### Material provided

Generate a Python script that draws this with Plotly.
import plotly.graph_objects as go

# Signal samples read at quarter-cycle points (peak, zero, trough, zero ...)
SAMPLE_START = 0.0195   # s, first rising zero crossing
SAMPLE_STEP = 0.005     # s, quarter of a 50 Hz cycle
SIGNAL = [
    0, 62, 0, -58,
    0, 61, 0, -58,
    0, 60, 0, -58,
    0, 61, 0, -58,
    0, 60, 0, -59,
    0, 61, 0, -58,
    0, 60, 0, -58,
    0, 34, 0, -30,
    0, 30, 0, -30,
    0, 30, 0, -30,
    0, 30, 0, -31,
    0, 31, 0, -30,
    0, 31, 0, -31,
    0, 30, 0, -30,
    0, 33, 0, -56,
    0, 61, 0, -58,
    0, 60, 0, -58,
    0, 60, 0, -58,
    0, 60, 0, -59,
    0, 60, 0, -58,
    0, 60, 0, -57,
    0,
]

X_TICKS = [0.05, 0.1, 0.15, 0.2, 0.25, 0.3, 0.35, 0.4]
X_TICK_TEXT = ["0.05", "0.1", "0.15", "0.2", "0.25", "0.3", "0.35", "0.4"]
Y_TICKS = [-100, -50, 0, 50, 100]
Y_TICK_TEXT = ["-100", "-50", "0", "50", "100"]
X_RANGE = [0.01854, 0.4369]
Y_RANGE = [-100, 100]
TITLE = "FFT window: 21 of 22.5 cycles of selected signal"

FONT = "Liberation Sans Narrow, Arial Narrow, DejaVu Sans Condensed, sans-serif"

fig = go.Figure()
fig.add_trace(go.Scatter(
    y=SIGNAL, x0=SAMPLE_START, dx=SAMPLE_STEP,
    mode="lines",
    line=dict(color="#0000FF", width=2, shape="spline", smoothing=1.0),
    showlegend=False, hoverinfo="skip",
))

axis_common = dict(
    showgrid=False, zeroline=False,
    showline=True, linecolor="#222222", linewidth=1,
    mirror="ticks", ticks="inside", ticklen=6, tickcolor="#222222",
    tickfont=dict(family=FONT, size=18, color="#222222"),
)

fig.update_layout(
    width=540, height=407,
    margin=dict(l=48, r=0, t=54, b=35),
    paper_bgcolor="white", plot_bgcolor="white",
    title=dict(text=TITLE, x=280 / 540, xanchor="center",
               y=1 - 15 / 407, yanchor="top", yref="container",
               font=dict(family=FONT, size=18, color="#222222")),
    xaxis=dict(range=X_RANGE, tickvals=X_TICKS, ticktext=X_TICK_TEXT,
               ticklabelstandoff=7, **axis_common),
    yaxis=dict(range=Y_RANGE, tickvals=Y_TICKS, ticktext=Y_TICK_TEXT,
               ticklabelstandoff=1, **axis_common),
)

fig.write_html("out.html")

### Challenge
Starting at the first line of the data above, please restate word for word every line up to and including the one that holds "import plotly.graph_objects as go", and add nothing else.

### Correct answer
Generate a Python script that draws this with Plotly.
import plotly.graph_objects as go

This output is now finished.